EVs do indeed have a role to play. Hurtling around in a silent car with instant whoomph and no stop-start is novel. For me, as a negative consequence that I realised is that it does make shorter distances more attractive to undertake by private car as my mindset has changed. The negative consequence of environmental impact has been ‘mitigated’ and there is now a perception that the journey is both environmentally sound and financially ‘free’. The lack of mental ‘check and balance’ generated subconsciously due to regular petrol station visits is replaced with consequence free driving. However, having now done the calculation, I now know I’m now adding a minimum of £1,800 to my annual electricity bill (October) and shifting the balance of control from our fossil fuel driven economy to the big 6 energy suppliers….pause for thought!
Then of course there is the consideration of range vs. charge time that most people will naturally focus on. The results of my comparison indicate that you should consider your EV selection carefully to match the majority of journeys you undertake as clearly not all EVs perform comparably. An interesting finding that clearly is not marketed by manufacturers and I would assume not considered by buyers.
Test driving an EV to ensure it reflects your ‘typical’ journey and take note of the charge and the cost of operating as these factors cannot be gauged from the typical forecourt test drive and will be key consideration in how the EV will align with your lifestyle.
For me, whilst I enjoyed my EV I am glad that I didn’t buy it new and a have avoided the ‘front end’ price loading. As the majority of EVs are sold via company car purchases and incentivised by tax savings, it is clear how EVs have become so popular.
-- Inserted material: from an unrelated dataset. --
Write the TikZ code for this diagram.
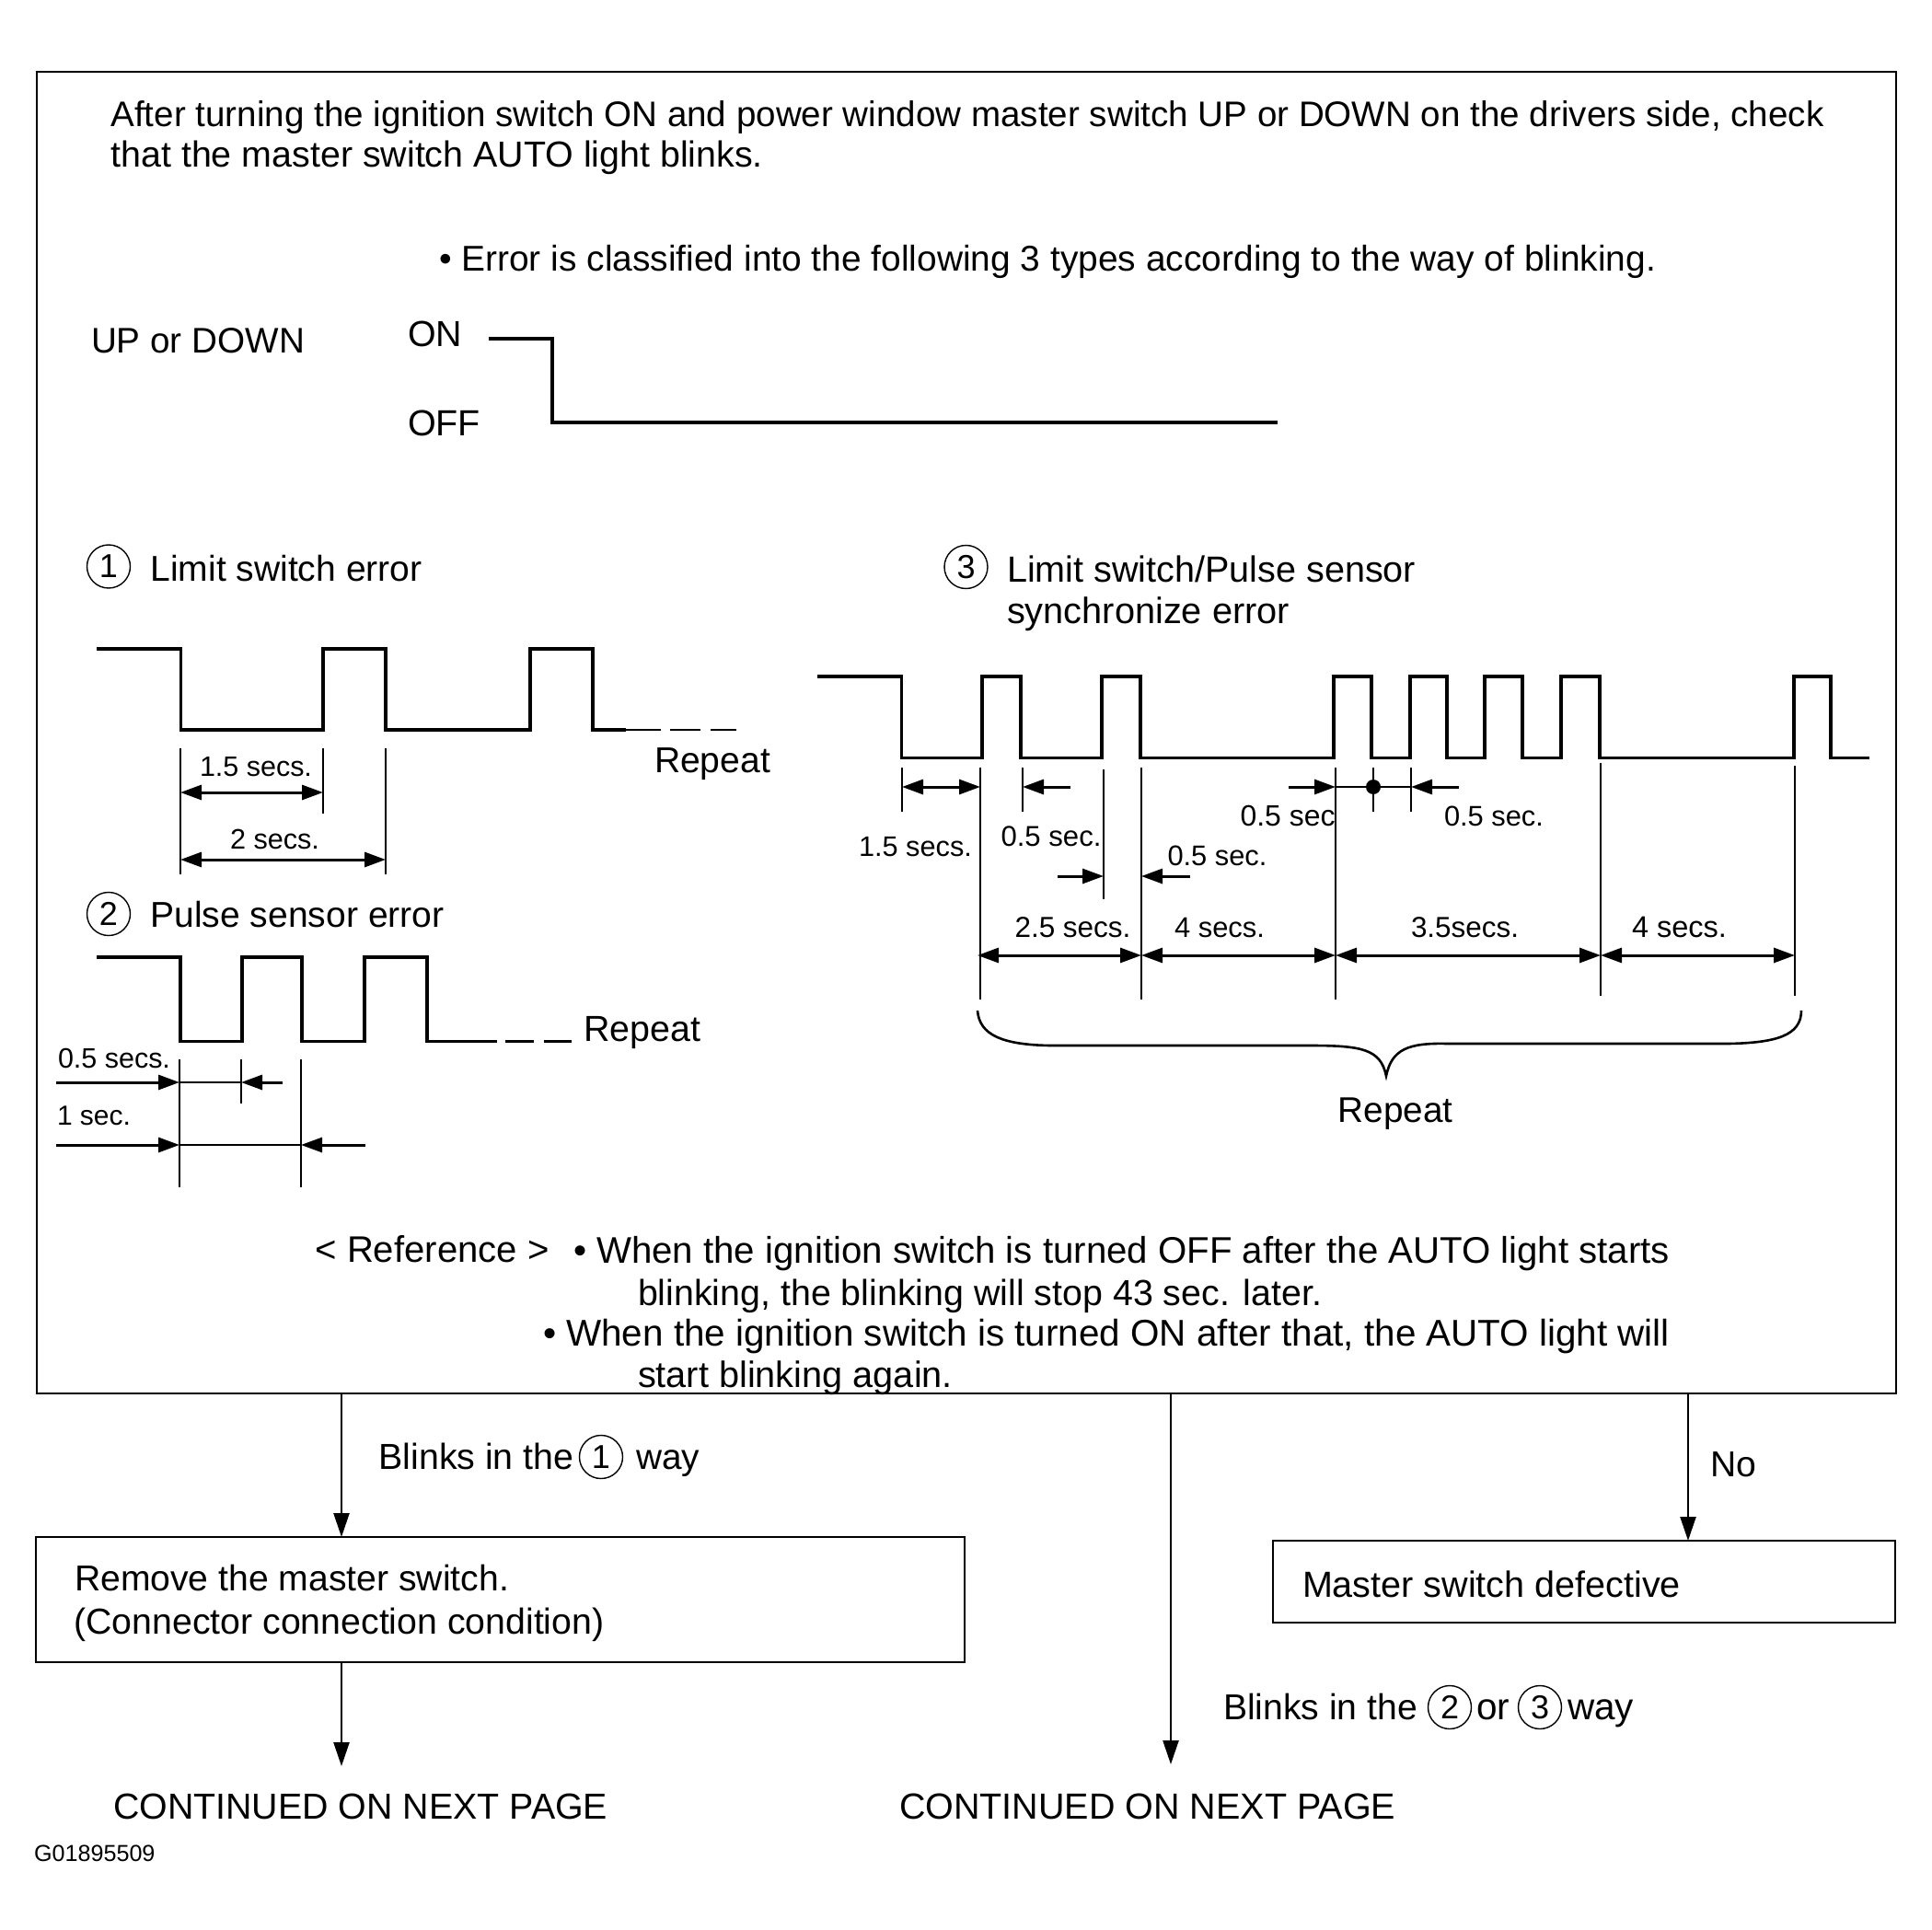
\documentclass[tikz,border=0pt]{standalone}
\usepackage{graphicx}
\usepackage{fontspec}
\setmainfont{Liberation Sans}
\usetikzlibrary{arrows.meta}
\tikzset{
  txt/.style={anchor=base west,inner sep=0pt,outer sep=0pt,text=black},
  boxn/.style={draw=black,line width=1.4pt,inner sep=0pt,outer sep=0pt,rectangle},
  wave/.style={draw=black,line width=1.7pt,line join=miter},
  waveend/.style={draw=black,line width=1.1pt},
  tick/.style={draw=black,line width=1.1pt},
  thin line/.style={draw=black,line width=0.8pt},
  brace/.style={draw=black,line width=1.3pt},
  dimboth/.style={draw=black,line width=1.5pt,{Triangle[length=11.5pt,width=8pt]}-{Triangle[length=11.5pt,width=8pt]}},
  dimone/.style={draw=black,line width=1.5pt,-{Triangle[length=11.5pt,width=8pt]}},
  flow/.style={draw=black,line width=1.2pt,-{Triangle[length=13pt,width=8.5pt]}},
  num/.style={draw=black,circle,line width=0.7pt,minimum size=23.5pt,inner sep=0pt,font=\fontsize{18}{18}\selectfont},
}
\newcommand\T[5]{\node[txt] (#1) at (#2,#3) {\resizebox{\dimexpr #4pt/2\relax}{!}{#5}};}
\begin{document}
\begin{tikzpicture}[x=0.5pt,y=-0.5pt]
\useasboundingbox (0,0) rectangle (2099,2097);
% boxes
\node[boxn,minimum width=1010pt,minimum height=718pt] (mainbox) at (1050,796) {};
\node[boxn,minimum width=504.5pt,minimum height=68pt] (box2) at (543.5,1738) {};
\node[boxn,minimum width=338pt,minimum height=44.5pt] (box3) at (1721,1718.5) {};
% header
\T{h1}{120.5}{138}{1861}{After turning the ignition switch ON and power window master switch UP or DOWN on the drivers side, check}
\T{h2}{120.5}{182}{708.5}{that the master switch AUTO light blinks.}
\T{h3}{477}{294.5}{1322}{• Error is classified into the following 3 types according to the way of blinking.}
\T{updown}{99}{384}{232}{UP or DOWN}
\T{on}{443}{377}{59}{ON}
\T{off}{443}{474}{79}{OFF}
\draw[wave] (531,368) -- (600,368) -- (600,459) -- (1388,459);
% error 1
\node[num] (n1) at (118,615.5) {1};
\T{e1}{163.5}{631}{295}{Limit switch error}
\draw[wave] (105,705) -- (196.5,705) -- (196.5,793) -- (351,793) -- (351,705) -- (419,705) -- (419,793) -- (576,793) -- (576,705) -- (644,705) -- (644,793) -- (680,793);
\draw[waveend] (680,793) -- (718,793) (728,793) -- (761,793) (772,793) -- (800,793);
\T{r1}{711}{839.5}{126}{Repeat}
\draw[tick] (196,813) -- (196,950) (351,813) -- (351,884) (419,813) -- (419,950);
\draw[dimboth] (196,861) -- (351,861);
\draw[dimboth] (196,934) -- (419,934);
\T{d1}{217}{843}{122}{1.5 secs.}
\T{d2}{250}{922}{97}{2 secs.}
% error 2
\node[num] (n2) at (118,993) {2};
\T{e2}{163.5}{1007.5}{319}{Pulse sensor error}
\draw[wave] (105,1040) -- (196,1040) -- (196,1131.5) -- (263,1131.5) -- (263,1040) -- (328,1040) -- (328,1131.5) -- (396,1131.5) -- (396,1040) -- (464,1040) -- (464,1131.5) -- (505,1131.5);
\draw[waveend] (505,1131.5) -- (540,1131.5) (549,1131.5) -- (580,1131.5) (591,1131.5) -- (621,1131.5);
\T{r2}{634}{1131}{127}{Repeat}
\draw[tick] (195,1151) -- (195,1290) (262,1151) -- (262,1199) (327,1151) -- (327,1290);
\T{d3}{63}{1160}{122}{0.5 secs.}
\T{d4}{62}{1222.5}{80}{1 sec.}
\draw[dimone] (61,1176) -- (195,1176);
\draw[thin line] (195,1176) -- (262,1176);
\draw[dimone] (307,1176) -- (262,1176);
\draw[dimone] (61,1244) -- (195,1244);
\draw[thin line] (195,1244) -- (327,1244);
\draw[dimone] (397,1244) -- (327,1244);
% error 3
\node[num] (n3) at (1049.5,616) {3};
\T{e3}{1094}{632}{444}{Limit switch/Pulse sensor}
\T{e3b}{1094}{677}{307}{synchronize error}
\draw[wave] (888,735) -- (979.5,735) -- (979.5,823.5) -- (1067,823.5) -- (1067,735) -- (1109,735) -- (1109,823.5) -- (1197,823.5) -- (1197,735) -- (1239,735) -- (1239,823.5) -- (1449,823.5) -- (1449,735) -- (1490,735) -- (1490,823.5) -- (1532,823.5) -- (1532,735) -- (1572,735) -- (1572,823.5) -- (1613,823.5) -- (1613,735) -- (1654,735) -- (1654,823.5) -- (1696,823.5) -- (1696,735) -- (1738,735) -- (1738,823.5) -- (1949,823.5) -- (1949,735) -- (1989,735) -- (1989,823.5) -- (2031,823.5);
\draw[tick] (980,834) -- (980,882) (1065,834) -- (1065,1086) (1111,834) -- (1111,882) (1199,836) -- (1199,977) (1240,834) -- (1240,1086) (1451,834) -- (1451,1086) (1492,834) -- (1492,882) (1533,834) -- (1533,882) (1739,829) -- (1739,1082) (1950,832) -- (1950,1082);
\draw[dimboth] (980,855) -- (1065,855);
\draw[dimone] (1163,855) -- (1111,855);
\draw[dimone] (1400,855) -- (1451,855);
\draw[thin line] (1451,855) -- (1533,855);
\fill[black] (1492,855) circle[radius=4pt];
\draw[dimone] (1585,855) -- (1533,855);
\draw[dimone] (1149,952) -- (1199,952);
\draw[dimone] (1293,952) -- (1240,952);
\draw[dimboth] (1062,1038) -- (1240,1038);
\draw[dimboth] (1240,1038) -- (1451,1038);
\draw[dimboth] (1451,1038) -- (1739,1038);
\draw[dimboth] (1739,1038) -- (1950,1038);
\T{d5}{933}{930}{123}{1.5 secs.}
\T{d6}{1087.5}{919.5}{109}{0.5 sec.}
\T{d7}{1347.5}{897}{103}{0.5 sec}
\T{d8}{1569}{897}{108}{0.5 sec.}
\T{d9}{1268.5}{940}{108}{0.5 sec.}
\T{d10}{1102.5}{1018}{126}{2.5 secs.}
\T{d11}{1276}{1018}{98}{4 secs.}
\T{d12}{1533}{1018}{117}{3.5secs.}
\T{d13}{1773}{1018}{103}{4 secs.}
\draw[brace] (1062,1098) .. controls (1064,1125) and (1090,1135) .. (1140,1136) -- (1423,1136) .. controls (1480,1136) and (1500,1140) .. (1506,1169) .. controls (1512,1140) and (1530,1133) .. (1572,1134) -- (1878,1134) .. controls (1930,1133) and (1957,1125) .. (1957,1098);
\T{r3}{1453.5}{1219.5}{125}{Repeat}
% reference
\T{ref}{342.5}{1371}{254}{< Reference >}
\T{ref1}{623}{1372}{1191}{• When the ignition switch is turned OFF after the AUTO light starts}
\T{ref2}{693}{1418}{743}{blinking, the blinking will stop 43 sec. later.}
\T{ref3}{590}{1462.5}{1224}{• When the ignition switch is turned ON after that, the AUTO light will}
\T{ref4}{693}{1507.5}{342}{start blinking again.}
% flow
\coordinate (c1) at (371,1600);
\coordinate (c2) at (1272,1917);
\coordinate (c3) at (1834,1600);
\coordinate (c4) at (371,1919);
\draw[flow] (c1 |- mainbox.south) -- (c1 |- box2.north);
\draw[flow] (c2 |- mainbox.south) -- (c2);
\draw[flow] (c3 |- mainbox.south) -- (c3 |- box3.north);
\draw[flow] (c4 |- box2.south) -- (c4);
\T{b1}{411.5}{1596}{212}{Blinks in the}
\node[num] (n4) at (653,1583) {1};
\T{b1w}{691}{1596}{69}{way}
\T{no}{1858}{1604}{50}{No}
\T{m1}{81}{1728.5}{472}{Remove the master switch.}
\T{m2}{80.5}{1775.5}{576}{(Connector connection condition)}
\T{m3}{1415}{1735}{411}{Master switch defective}
\T{b2}{1329}{1868}{211}{Blinks in the}
\node[num] (n5) at (1575,1855) {2};
\T{b2o}{1604}{1868}{36}{or}
\node[num] (n6) at (1673,1855) {3};
\T{b2w}{1703}{1868}{72}{way}
\T{c5}{123}{1976}{537}{CONTINUED ON NEXT PAGE}
\T{c6}{977}{1976}{539}{CONTINUED ON NEXT PAGE}
\T{g}{37}{2022}{131.5}{G01895509}
\end{tikzpicture}
\end{document}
EVs are undoubtedly a step in the ‘right direction’ but with so many unregulated and uncontrolled factors influencing their actual cost to operate, more could be done to make the ‘step’ a stride.
For me I will definitely be keeping a look out for the hydrogen fuelled cell versions which seems like the only real option to negate the external charging dependency.
 No additional cabin equipment was operated and heaters etc remained off.